Instructions to follow — Output the lines from the top of the entries below to the line with "major_levels = [0, 10, 20, 30, 40]", both included, exactly and without pictures.

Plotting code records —

=======

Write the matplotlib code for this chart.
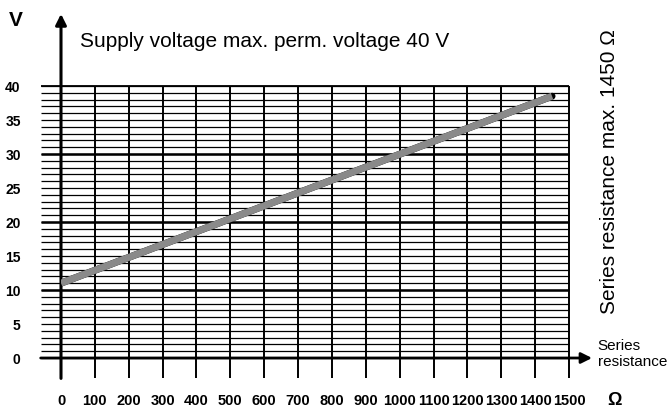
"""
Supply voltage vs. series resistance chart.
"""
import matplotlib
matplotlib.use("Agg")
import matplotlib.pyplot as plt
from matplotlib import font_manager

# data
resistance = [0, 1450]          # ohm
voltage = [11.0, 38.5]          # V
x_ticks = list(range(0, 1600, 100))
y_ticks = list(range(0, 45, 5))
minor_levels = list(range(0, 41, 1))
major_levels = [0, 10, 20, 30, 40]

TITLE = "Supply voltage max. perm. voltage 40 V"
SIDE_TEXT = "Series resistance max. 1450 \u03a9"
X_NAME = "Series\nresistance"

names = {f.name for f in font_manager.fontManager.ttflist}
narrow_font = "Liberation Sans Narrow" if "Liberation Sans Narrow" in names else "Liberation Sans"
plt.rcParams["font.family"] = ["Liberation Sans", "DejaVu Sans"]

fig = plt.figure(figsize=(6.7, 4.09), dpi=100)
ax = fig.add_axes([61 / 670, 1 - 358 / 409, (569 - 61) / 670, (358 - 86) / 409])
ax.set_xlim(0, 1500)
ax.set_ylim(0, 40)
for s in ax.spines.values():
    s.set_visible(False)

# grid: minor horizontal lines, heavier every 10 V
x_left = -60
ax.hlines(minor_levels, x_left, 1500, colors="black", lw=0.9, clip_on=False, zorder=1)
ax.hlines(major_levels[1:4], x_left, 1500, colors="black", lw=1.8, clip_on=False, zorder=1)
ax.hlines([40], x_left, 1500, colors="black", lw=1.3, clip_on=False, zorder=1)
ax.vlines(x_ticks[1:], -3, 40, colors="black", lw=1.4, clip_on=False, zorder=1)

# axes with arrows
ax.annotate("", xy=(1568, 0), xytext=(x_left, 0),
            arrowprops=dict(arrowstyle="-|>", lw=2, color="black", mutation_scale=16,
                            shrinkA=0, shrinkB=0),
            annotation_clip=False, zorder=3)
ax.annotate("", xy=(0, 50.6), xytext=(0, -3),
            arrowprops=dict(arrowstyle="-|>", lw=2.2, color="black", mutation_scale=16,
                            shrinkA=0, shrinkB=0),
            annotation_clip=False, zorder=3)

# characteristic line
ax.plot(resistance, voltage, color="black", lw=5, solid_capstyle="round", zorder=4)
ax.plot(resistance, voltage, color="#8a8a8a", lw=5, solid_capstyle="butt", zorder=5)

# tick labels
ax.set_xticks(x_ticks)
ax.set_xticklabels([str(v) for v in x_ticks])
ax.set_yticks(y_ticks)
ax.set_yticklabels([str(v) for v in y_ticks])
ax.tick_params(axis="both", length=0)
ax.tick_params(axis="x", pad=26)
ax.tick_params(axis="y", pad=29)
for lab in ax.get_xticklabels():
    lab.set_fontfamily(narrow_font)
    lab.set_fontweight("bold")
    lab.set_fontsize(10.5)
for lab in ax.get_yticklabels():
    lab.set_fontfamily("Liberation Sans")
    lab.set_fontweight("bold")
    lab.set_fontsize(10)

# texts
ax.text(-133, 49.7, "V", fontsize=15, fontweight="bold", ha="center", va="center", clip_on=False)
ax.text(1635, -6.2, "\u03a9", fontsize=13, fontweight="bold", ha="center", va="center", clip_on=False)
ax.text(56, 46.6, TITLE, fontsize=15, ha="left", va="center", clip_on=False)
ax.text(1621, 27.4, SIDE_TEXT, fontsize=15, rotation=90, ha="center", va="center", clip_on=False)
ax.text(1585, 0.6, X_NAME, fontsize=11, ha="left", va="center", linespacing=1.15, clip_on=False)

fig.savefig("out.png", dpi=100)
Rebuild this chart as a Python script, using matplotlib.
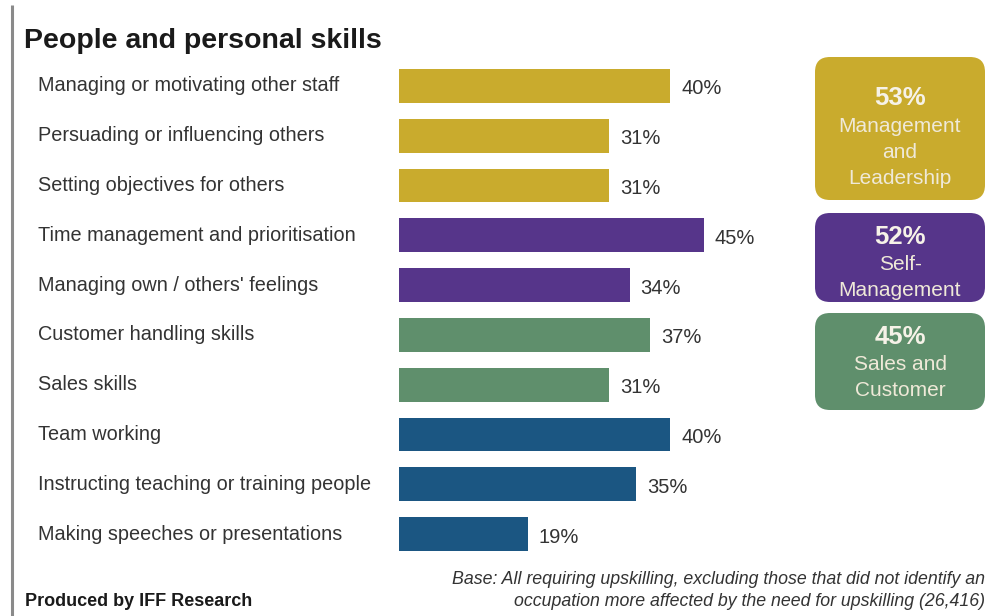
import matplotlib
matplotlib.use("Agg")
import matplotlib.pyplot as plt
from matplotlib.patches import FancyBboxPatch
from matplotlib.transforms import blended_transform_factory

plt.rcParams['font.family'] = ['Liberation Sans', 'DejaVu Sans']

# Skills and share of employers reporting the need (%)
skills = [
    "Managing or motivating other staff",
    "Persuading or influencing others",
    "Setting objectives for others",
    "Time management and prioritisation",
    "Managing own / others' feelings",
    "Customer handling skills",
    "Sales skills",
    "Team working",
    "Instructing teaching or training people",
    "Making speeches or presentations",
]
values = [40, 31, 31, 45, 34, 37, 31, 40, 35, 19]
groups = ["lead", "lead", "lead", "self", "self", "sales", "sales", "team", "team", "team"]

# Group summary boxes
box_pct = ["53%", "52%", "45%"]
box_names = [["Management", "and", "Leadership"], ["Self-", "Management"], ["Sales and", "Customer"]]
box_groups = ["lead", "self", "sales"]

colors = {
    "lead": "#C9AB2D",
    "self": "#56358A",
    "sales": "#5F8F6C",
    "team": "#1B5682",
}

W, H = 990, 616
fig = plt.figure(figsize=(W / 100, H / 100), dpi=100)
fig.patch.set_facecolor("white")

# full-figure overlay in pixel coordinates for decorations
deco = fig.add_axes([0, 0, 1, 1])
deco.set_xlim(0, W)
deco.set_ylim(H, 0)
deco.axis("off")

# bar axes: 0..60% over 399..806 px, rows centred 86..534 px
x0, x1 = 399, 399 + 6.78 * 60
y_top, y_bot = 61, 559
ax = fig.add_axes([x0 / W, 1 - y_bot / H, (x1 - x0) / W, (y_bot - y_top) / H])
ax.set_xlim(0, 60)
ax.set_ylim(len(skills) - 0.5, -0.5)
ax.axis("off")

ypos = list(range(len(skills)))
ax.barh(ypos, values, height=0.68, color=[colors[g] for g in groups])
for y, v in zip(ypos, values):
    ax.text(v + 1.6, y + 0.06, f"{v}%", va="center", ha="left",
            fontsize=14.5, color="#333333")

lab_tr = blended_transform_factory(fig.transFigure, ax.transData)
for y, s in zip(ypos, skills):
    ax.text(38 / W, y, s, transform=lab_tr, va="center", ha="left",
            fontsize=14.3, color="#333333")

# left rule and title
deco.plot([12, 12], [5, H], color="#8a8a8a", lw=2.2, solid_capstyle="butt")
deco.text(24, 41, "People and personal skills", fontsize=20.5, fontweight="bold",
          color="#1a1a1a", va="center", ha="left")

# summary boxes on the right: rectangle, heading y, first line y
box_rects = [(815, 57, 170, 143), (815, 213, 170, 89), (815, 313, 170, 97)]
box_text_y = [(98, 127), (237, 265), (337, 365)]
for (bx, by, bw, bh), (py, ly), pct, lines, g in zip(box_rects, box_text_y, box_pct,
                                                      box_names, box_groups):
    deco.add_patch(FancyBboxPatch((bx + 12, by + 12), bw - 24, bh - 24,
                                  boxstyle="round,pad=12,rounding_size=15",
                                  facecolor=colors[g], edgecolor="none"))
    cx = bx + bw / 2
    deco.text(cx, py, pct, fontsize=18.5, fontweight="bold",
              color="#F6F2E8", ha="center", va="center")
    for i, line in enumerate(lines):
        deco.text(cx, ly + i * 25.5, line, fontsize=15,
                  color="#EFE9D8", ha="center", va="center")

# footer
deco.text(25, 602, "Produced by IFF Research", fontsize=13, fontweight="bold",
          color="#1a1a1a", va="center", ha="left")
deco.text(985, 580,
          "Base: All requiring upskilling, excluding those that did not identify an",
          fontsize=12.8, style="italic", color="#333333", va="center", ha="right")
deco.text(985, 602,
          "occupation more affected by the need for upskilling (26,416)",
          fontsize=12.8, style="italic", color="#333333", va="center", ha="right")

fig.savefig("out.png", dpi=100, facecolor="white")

=======

Exercise solution —
Write the matplotlib code for this chart.
"""
Supply voltage vs. series resistance chart.
"""
import matplotlib
matplotlib.use("Agg")
import matplotlib.pyplot as plt
from matplotlib import font_manager

# data
resistance = [0, 1450]          # ohm
voltage = [11.0, 38.5]          # V
x_ticks = list(range(0, 1600, 100))
y_ticks = list(range(0, 45, 5))
minor_levels = list(range(0, 41, 1))
major_levels = [0, 10, 20, 30, 40]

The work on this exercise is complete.